The term Five Nines indicates that our systems are available for 99.999% of the agreed time.
Notice that I said “agreed time”. If our users agree to a planned outage of 120 hours for system maintenance every week, meeting that Five Nines of availability becomes much easier to achieve. Of course, generally our users don’t give us the privilege of taking systems down for extended periods on a frequent basis, so we have to eek out a few hours here and there to do our periodic house-keeping.
To give you an example of how reliable a system that meets Five Nines of availability is, if you were to calculate the downtime for a service that is agreed to be up 24 hours a day, 7 days a week, the total unplanned outage time over the course of a year would need to be less than 5 minutes and 15 seconds. That is seriously expensive to do.
Some organizations don’t allow for even a single moment of downtime because their systems are so heavily relied upon. They go to extreme measures to ensure the highest availability that money can buy. I know of one organization that claims it loses a million dollars in revenue for every minute their most critical system goes down. That company is American Express, and the system would be their credit card transaction processing service.
Fortunately, most of us don’t work for companies that have such stringent standards for high availability, but that doesn’t mean we don’t feel the heat when the services do fail.
ITIL teaches us that there are two aspects we need to measure when addressing the business’ requirements:
- Availability or Uptime – Typically expressed as a % of time (e.g., “We were up 99.5% of the agreed service time!”)
- Reliability or Frequency of Outage – Rarely measured or even mentioned in the Service Level documentation
And the sad thing is – users care more about Reliability. Let’s look at two examples. Let’s assume that we have an agreed service time over the course of a month of 43,200 minutes (30*24*60).

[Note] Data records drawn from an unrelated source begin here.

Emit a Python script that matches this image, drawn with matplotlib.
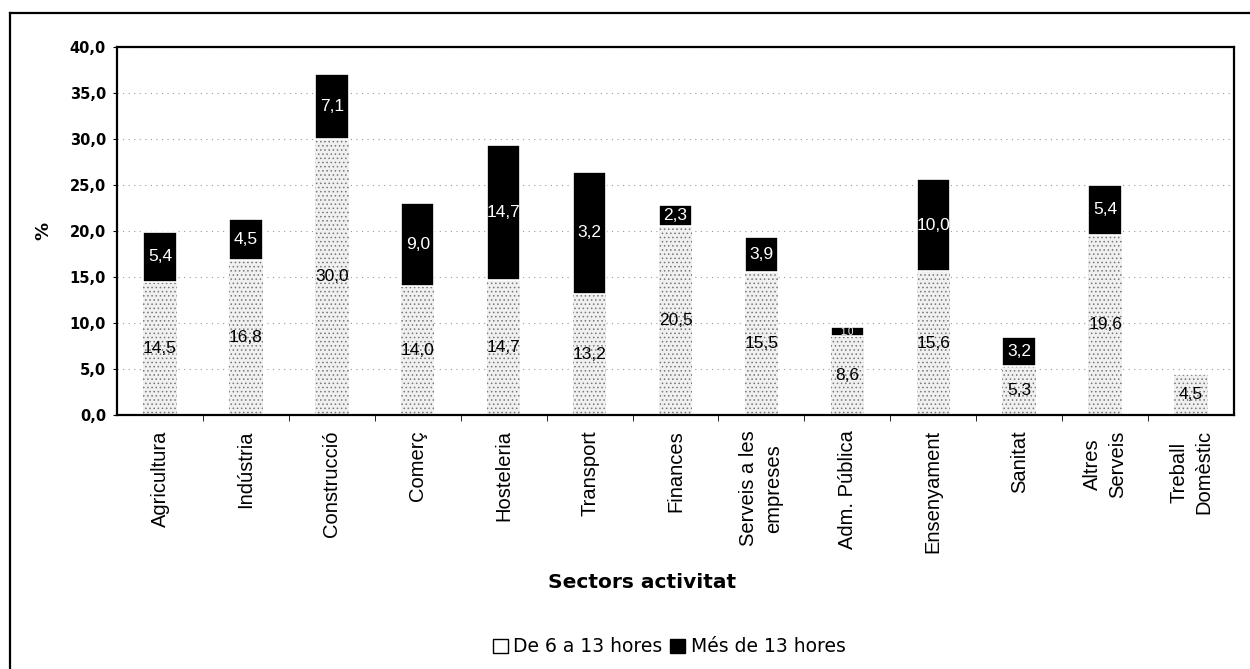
import matplotlib
matplotlib.use("Agg")
import matplotlib.pyplot as plt
from matplotlib.patches import Patch
from matplotlib.lines import Line2D

sectors = [
    "Agricultura", "Indústria", "Construcció", "Comerç", "Hosteleria",
    "Transport", "Finances", "Serveis a les\nempreses", "Adm. Pública",
    "Ensenyament", "Sanitat", "Altres\nServeis", "Treball\nDomèstic",
]
de_6_a_13 = [14.5, 16.8, 30.0, 14.0, 14.7, 13.2, 20.5, 15.5, 8.6, 15.6, 5.3, 19.6, 4.5]
mes_de_13 = [5.4, 4.5, 7.1, 9.0, 14.7, 13.2, 2.3, 3.9, 1.0, 10.0, 3.2, 5.4, 0.0]
# labels as printed on the chart (the Transport one lost its leading "1")
top_labels = ["5,4", "4,5", "7,1", "9,0", "14,7", "3,2", "2,3", "3,9", "1,0",
              "10,0", "3,2", "5,4", ""]
yticks = [0, 5, 10, 15, 20, 25, 30, 35, 40]


def fmt(v):
    return f"{v:.1f}".replace(".", ",")


plt.rcParams["font.family"] = ["Liberation Sans", "DejaVu Sans"]
plt.rcParams["hatch.linewidth"] = 0.6
wide = ["DejaVu Sans"]

fig = plt.figure(figsize=(12.5, 6.69), dpi=100)
ax = fig.add_axes([0.0936, 0.3797, 0.8936, 0.5500])

x = list(range(len(sectors)))
w = 0.39
ax.bar(x, de_6_a_13, width=w, color="#f0f0f0", edgecolor="#777777",
       hatch="....", linewidth=0, zorder=2)
ax.bar(x, mes_de_13, width=w, bottom=de_6_a_13, color="black",
       edgecolor="white", linewidth=1.2, zorder=3)

for i in x:
    b = de_6_a_13[i]
    ax.text(i, b / 2, fmt(b), ha="center", va="center", fontsize=12.5,
            color="black", zorder=4)
    if top_labels[i]:
        ax.text(i, b + mes_de_13[i] / 2, top_labels[i], ha="center",
                va="center", fontsize=12.5 if mes_de_13[i] > 2 else 7,
                color="white", zorder=4)

ax.set_xlim(-0.5, len(sectors) - 0.5)
ax.set_ylim(0, 40)
ax.set_yticks(yticks)
ax.set_yticklabels([fmt(v) for v in yticks], fontsize=10.5,
                   fontweight="bold", family=wide)
ax.set_xticks(x)
ax.set_xticklabels(sectors, rotation=90, fontsize=14.5, ha="center",
                   va="top", multialignment="center", linespacing=1.4)
ax.set_xticks([i + 0.5 for i in x[:-1]], minor=True)
ax.tick_params(axis="x", which="major", length=0, pad=11)
ax.tick_params(axis="x", which="minor", length=4, direction="out")
ax.tick_params(axis="y", length=3, direction="out", pad=5)

ax.grid(axis="y", linestyle=(0, (1, 4)), color="#9a9a9a", linewidth=0.8,
        zorder=0)
for s in ax.spines.values():
    s.set_linewidth(1.6)
    s.set_color("black")

ax.set_ylabel("%", fontsize=13, fontweight="bold", labelpad=12, family=wide)
fig.text(642 / 1250, 1 - 583 / 669, "Sectors activitat", ha="center",
         va="center", fontsize=14.5, fontweight="bold", family=wide)

handles = [Patch(facecolor="white", edgecolor="black", linewidth=1),
           Patch(facecolor="black", edgecolor="black")]
fig.legend(handles, ["De 6 a 13 hores", "Més de 13 hores"], loc="center",
           bbox_to_anchor=(669 / 1250, 0.033), ncol=2, frameon=False,
           prop={"family": wide, "size": 13.5},
           handlelength=0.8, handleheight=0.8, handletextpad=0.3,
           columnspacing=0.4)

# outer chart frame (only left and top edges are inside the scan)
fig.add_artist(Line2D([0.008, 0.008], [0, 0.981], color="black", lw=1.6))
fig.add_artist(Line2D([0.008, 1.0], [0.981, 0.981], color="black", lw=1.6))

fig.savefig("out.png", dpi=100, facecolor="white")
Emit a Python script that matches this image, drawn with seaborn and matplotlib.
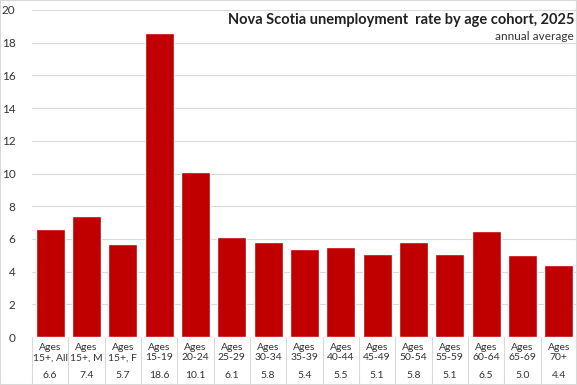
import pandas as pd
import matplotlib.pyplot as plt
import seaborn as sns
from matplotlib.patches import Rectangle

# -----------------------------
# Data
# -----------------------------
cohorts = ["15+, All", "15+, M", "15+, F", "15-19", "20-24", "25-29", "30-34",
           "35-39", "40-44", "45-49", "50-54", "55-59", "60-64", "65-69", "70+"]
rates = [6.6, 7.4, 5.7, 18.6, 10.1, 6.1, 5.8, 5.4, 5.5, 5.1, 5.8, 5.1, 6.5, 5.0, 4.4]
yticks = list(range(0, 21, 2))

df = pd.DataFrame({"cohort": cohorts, "rate": rates})

sns.set_style("white")
plt.rcParams['font.family'] = ['Lato', 'DejaVu Sans']

fig = plt.figure(figsize=(5.77, 3.85), dpi=100)
ax = fig.add_axes([32 / 577, 48 / 385, 545 / 577, 327 / 385])

sns.barplot(data=df, x="cohort", y="rate", color="#C00000", saturation=1,
            width=0.8, ax=ax, zorder=3)

ax.set_ylim(0, 20)
ax.set_xlim(-0.5, len(cohorts) - 0.5)
ax.set_yticks(yticks)
ax.set_yticklabels([str(t) for t in yticks], fontsize=8.5, color="#333333")
ax.tick_params(axis="y", length=0, pad=12)
ax.set_xticks([])
ax.set_xlabel("")
ax.set_ylabel("")
ax.grid(axis="y", color="#d9d9d9", linewidth=0.8, zorder=0)
for s in ax.spines.values():
    s.set_visible(False)

# table below the chart
trans = ax.get_xaxis_transform()
for i, (c, v) in enumerate(zip(cohorts, rates)):
    ax.text(i, -0.018, "Ages\n" + c, transform=trans, ha="center", va="top",
            fontsize=7.5, color="#333333", linespacing=1.2)
    ax.text(i, -0.105, f"{v:.1f}", transform=trans, ha="center", va="top",
            fontsize=7.5, color="#333333")
for i in range(len(cohorts) + 1):
    ax.plot([i - 0.5, i - 0.5], [0, -0.15], transform=trans, color="#d9d9d9",
            linewidth=0.8, clip_on=False)

fig.text(574 / 577, 1 - 20 / 385, "Nova Scotia unemployment  rate by age cohort, 2025",
         ha="right", va="center", fontsize=10.5, fontweight="bold", color="#222222")
fig.text(574 / 577, 1 - 37 / 385, "annual average", ha="right", va="center",
         fontsize=8.5, color="#333333")

fig.patches.append(Rectangle((0, 0), 1, 1, transform=fig.transFigure, fill=False,
                             edgecolor="#d9d9d9", linewidth=1.5))

fig.savefig("out.png", dpi=100)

In January we had 2 outages:
- 1/15 – Down for 24 minutes
- 1/22 – Down for 36 minutes
In February we had 10 outages:
- 2/3 – Down for 4 minutes
- 2/5 – Down for 8 minutes
- 2/7 – Down for 6 minutes
- 2/12 – Down for 2 minutes
- 2/15 – Down for 9 minutes
- 2/20 – Down for 8 minutes
- 2/22 – Down for 5 minutes
- 2/24 – Down for 3 minutes
- 2/26 – Down for 9 minutes
- 2/28 – Down for 6 minutes
The Availability calculations for the two months are exactly equal: 99.861% Uptime.
But the Reliability for the two months is dramatically different: 2 outages vs 10 outages.
Which month do you think would most upset the users?
- January User: Well, there were a couple of outages this month, but life went on.
- February User: G@#DA&M, MOTHER#$$^ING COMPUTER DEPARTMENT SUCKS! I WILL KILL YOU ALL! YOU SHOULD ALL BE FIRED YOU INCOMPETANT BAS%#RDS!
Yet for some reason we only measure and report on the aspect that is of lower importance to the users. Interesting.